Wenn man bei Google „VHS“ eingibt, kommt auf der ersten Seite kein einziges Ergebnis, das mit Heimkino zu tun hat. Stattdessen: Bildungseinrichtungen und verwandte Ödnis. Das macht mein Herz schwer. Jetzt verzehre ich mich danach, noch einmal in eine Videothek zu gehen, um mir dort einen Film auszuborgen.
So wie damals. Es ist 1985. Ich bin zwölf und betrete den Laden, in dem die Träume wohnen.
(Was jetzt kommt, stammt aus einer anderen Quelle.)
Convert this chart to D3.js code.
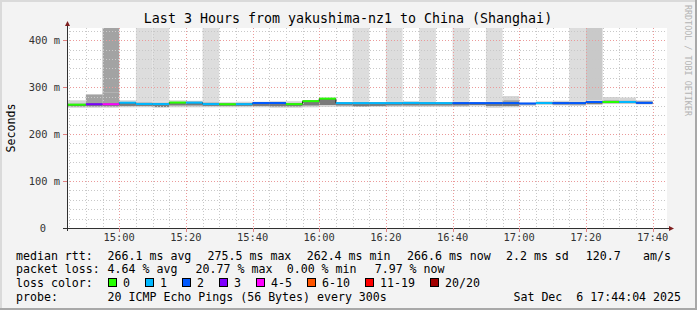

Es riecht nach frischem Plastik, nach alten Duftbäumen und nach kaltem Rauch. Es riecht glamourös und schäbig zugleich. Mit hochrotem Kopf gehe ich am Extraraum mit den Erwachsenenfilmen vorbei. Verstohlen blicke ich am zugezogenen Vorhang vorbei und erspähe einen älteren Herrn Anfang 30 mit hochgezogenem Mantelkragen und Hut. Angewidert wende ich mich ab. Meine Blicke überfliegen die Schauwände mit den bunten Coverbildern. Soll ich „Krul“ nehmen? Oder doch „Mission Galactica – Angriff der Zylonen“? „Die Klasse von 1984“ hat ein tolles Cover! Vielleicht was aus Deutschland? „Drei gegen Drei“? Trio finde ich sowieso gut. Oder „Zwei Nasen tanken Super“? Nein, Mike Krüger ist ätzend. Und der andere Typ mit den blonden Locken sieht nicht viel besser aus. Was zum Lachen wäre nicht schlecht! „Die unglaubliche Reise in einem verrückten Raumschiff“! Verdammt, das VHS-Plättchen fehlt. Der Film ist verborgt und nur mehr für Video 2000 da. Video 2000. Diese fremdartige Exotin, von der man sich in der Großen Pause hinter vorgehaltener Hand erzählt, dass ihre Kassetten angeblich beidseitig bespielbar sind. Wahnsinn, was heutzutage technisch schon alles möglich ist! Mein Blick schweift ab zu den Horrorfilmen. „Ein Zombie hing am Glockenseil“ und „Avanaida – Todesbiss der Satansviper“! Die Namen der Filme verheißen das pure Grauen: Nein, die kriege ich zuhause nie im Leben durch. Und die Schmach, dass mich die Eltern mit der ungesehenen Kassette zurückschicken, will ich mir unbedingt ersparen.
So viele Filme und so wenig Taschengeld! Irgendwann nehme ich das blaue VHS-Plättchen aus dem Kästchen unter dem „Krieg der Eispiraten“-Cover, gehe damit zur Theke und überreiche es dem Videothekenmensch mit dem Mittelscheitel, dem Karohemd und der Studentenbrille. Dieser greift gelangweilt hinter sich und zieht aus einem weißen Schrank behände das schwarze Gold heraus. Dann packt er die Kassette in eine lexikongroße Plastikklappschutzhülle. Ohne mich anzusehen sagt er: „Das macht 30 Schilling. Die Leihfrist endet übermorgen. Und zurückspulen nicht vergessen. Kostet sonst 30 Schilling extra.“ Ich nicke artig und nehme den teuren Stoff gierig an mich. Dann verlasse ich das fantastische Etablissement. Es ist 1985 und ich bin mir sicher, dass es im fernen Jahr 2000 kein einziges Kino mehr geben wird. Dafür an jeder Ecke eine Videothek. Die Zukunft lässt sich nämlich nicht aufhalten, da bin ich mir sicher. Und die Zeit lässt sich nicht zurückspulen – im Unterschied zu einer VHS-Kassette.